* [Exercise]:
Select, from the material below, each line with "chart" in it.

* [Dataset records]:
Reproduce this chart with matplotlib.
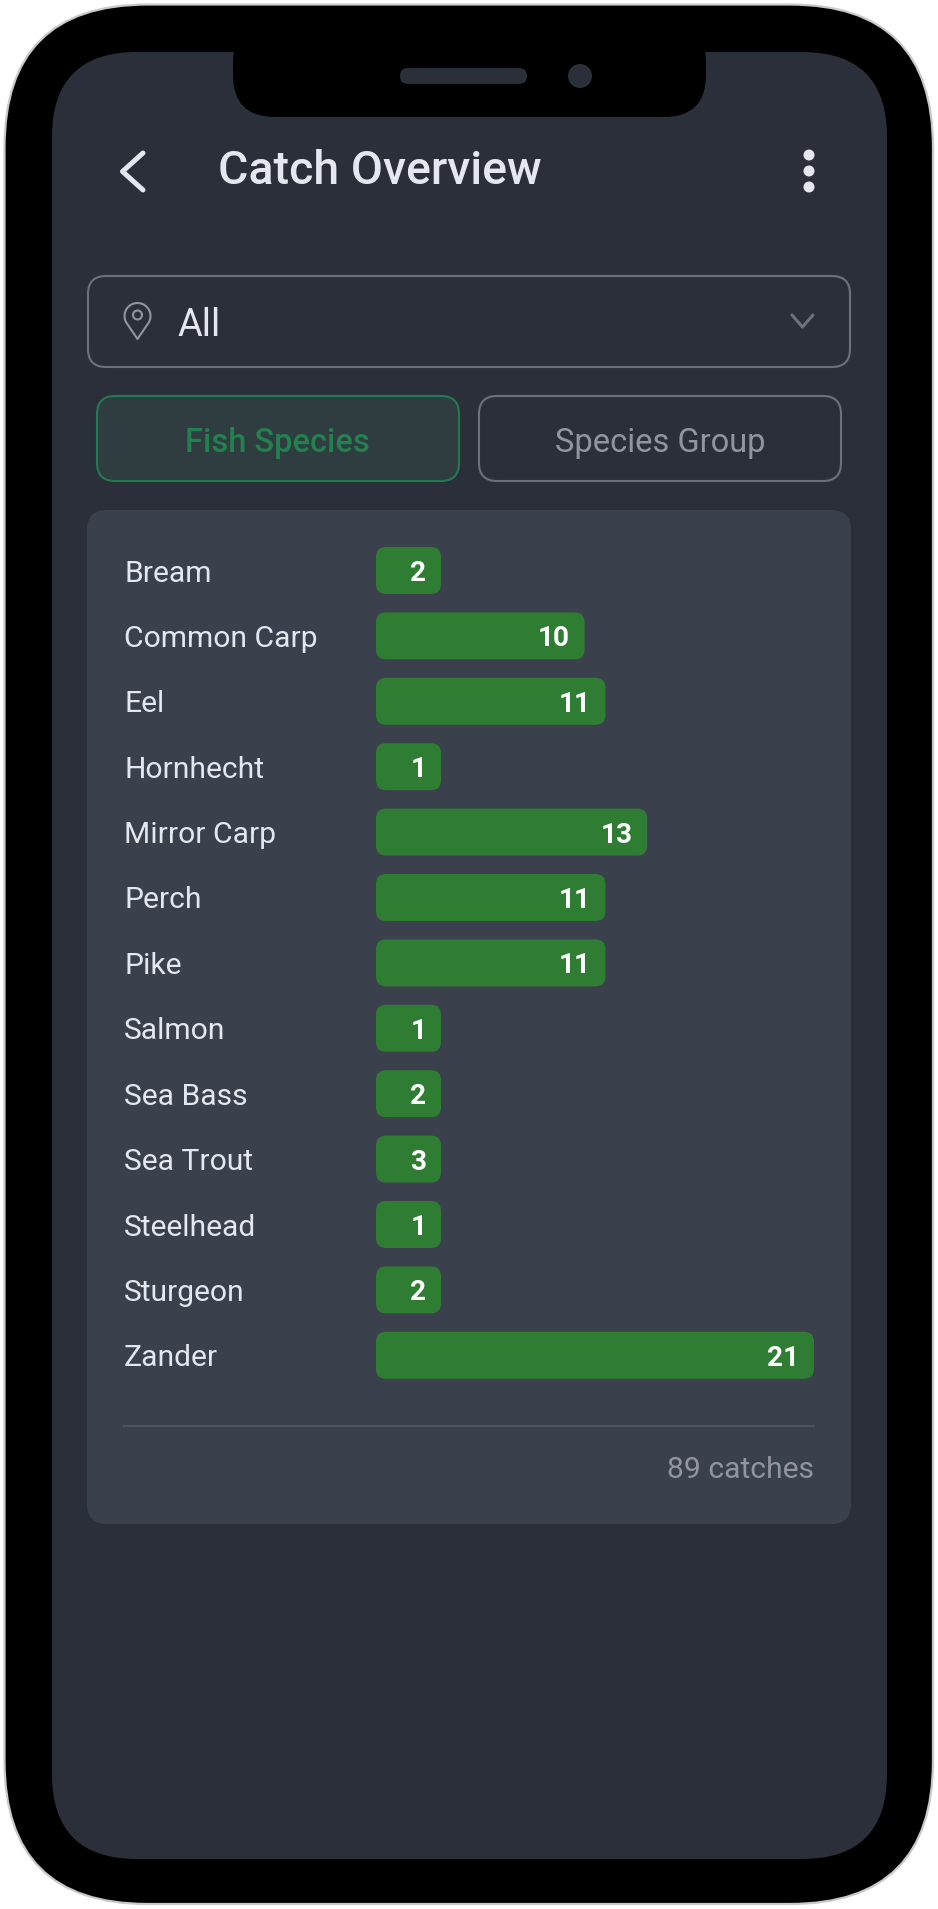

==

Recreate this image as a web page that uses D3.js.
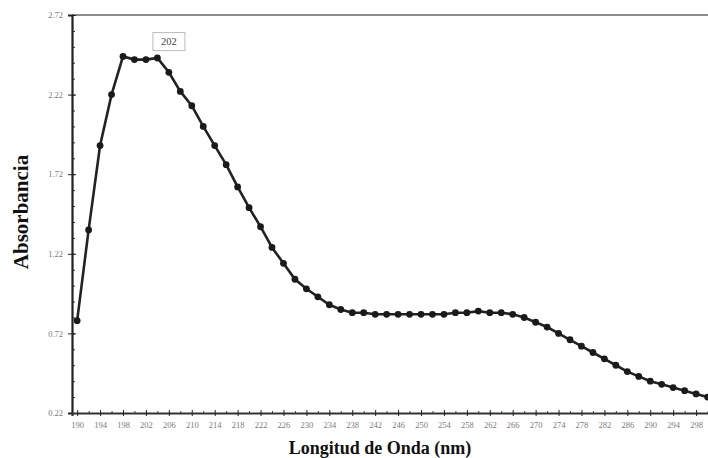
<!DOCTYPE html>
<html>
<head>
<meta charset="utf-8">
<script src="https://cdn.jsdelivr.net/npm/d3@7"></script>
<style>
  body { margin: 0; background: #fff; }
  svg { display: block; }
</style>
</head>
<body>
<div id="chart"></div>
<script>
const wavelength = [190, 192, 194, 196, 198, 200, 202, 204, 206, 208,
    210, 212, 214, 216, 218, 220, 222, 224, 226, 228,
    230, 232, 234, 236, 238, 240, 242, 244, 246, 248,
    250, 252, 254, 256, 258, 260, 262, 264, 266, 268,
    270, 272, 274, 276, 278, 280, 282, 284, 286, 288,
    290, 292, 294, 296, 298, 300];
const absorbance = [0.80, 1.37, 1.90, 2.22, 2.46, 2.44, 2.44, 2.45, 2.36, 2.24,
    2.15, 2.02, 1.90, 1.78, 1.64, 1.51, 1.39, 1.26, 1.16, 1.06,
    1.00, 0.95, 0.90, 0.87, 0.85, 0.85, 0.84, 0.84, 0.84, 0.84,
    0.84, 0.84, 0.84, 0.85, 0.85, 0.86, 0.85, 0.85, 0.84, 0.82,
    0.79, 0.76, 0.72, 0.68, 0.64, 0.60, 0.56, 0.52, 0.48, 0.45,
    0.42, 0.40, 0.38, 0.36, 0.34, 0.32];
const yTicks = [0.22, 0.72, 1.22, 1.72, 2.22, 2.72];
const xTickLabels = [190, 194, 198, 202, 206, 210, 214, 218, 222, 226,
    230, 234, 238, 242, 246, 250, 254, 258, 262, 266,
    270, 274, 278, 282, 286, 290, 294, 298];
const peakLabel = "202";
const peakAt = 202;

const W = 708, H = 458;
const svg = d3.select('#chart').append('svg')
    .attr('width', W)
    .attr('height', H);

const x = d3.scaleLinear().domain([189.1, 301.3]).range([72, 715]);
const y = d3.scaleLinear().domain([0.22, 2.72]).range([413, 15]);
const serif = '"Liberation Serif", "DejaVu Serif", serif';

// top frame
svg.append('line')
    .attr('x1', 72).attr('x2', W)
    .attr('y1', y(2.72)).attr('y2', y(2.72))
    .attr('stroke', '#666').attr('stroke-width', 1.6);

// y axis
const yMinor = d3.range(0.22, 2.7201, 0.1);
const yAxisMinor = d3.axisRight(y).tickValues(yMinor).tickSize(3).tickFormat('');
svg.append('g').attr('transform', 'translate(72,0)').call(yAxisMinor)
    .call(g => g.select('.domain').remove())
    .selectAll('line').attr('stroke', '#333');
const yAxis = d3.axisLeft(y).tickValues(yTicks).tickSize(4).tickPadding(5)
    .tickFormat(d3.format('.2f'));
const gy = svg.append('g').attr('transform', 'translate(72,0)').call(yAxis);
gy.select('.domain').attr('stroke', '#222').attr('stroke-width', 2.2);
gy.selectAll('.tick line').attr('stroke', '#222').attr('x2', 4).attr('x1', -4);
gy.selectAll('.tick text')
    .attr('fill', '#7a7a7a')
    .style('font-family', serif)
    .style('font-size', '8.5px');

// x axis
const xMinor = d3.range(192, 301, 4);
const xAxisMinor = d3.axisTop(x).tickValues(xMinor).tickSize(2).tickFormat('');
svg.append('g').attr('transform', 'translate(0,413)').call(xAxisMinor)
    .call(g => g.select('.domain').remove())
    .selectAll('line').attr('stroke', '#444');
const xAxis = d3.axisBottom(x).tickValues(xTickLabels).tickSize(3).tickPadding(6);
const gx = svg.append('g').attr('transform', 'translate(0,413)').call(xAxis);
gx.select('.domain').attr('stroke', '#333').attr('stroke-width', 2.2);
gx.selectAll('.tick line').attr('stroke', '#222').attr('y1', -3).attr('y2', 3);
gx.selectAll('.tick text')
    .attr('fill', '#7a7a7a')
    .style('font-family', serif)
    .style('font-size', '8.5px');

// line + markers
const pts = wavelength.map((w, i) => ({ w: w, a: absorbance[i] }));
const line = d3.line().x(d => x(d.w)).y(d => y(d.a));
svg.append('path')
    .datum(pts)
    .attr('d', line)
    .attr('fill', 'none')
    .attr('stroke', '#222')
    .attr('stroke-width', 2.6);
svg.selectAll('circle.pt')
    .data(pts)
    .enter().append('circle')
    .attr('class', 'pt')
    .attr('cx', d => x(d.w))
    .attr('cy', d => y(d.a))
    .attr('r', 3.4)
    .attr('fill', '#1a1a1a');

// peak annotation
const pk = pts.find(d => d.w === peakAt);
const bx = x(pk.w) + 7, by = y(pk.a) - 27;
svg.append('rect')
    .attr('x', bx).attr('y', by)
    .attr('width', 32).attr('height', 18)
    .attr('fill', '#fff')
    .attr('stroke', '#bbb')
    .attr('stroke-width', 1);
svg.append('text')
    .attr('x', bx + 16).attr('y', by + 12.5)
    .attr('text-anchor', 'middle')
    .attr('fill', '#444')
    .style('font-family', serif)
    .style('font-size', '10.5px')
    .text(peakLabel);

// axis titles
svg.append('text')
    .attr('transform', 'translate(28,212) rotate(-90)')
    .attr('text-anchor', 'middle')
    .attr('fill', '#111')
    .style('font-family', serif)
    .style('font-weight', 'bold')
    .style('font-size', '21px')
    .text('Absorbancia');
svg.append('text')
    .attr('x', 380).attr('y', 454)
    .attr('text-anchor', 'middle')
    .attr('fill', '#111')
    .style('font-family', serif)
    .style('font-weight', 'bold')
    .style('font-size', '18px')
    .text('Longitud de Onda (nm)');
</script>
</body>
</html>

* [Full solution]:
Reproduce this chart with matplotlib.
<div id="chart"></div>
const svg = d3.select('#chart').append('svg')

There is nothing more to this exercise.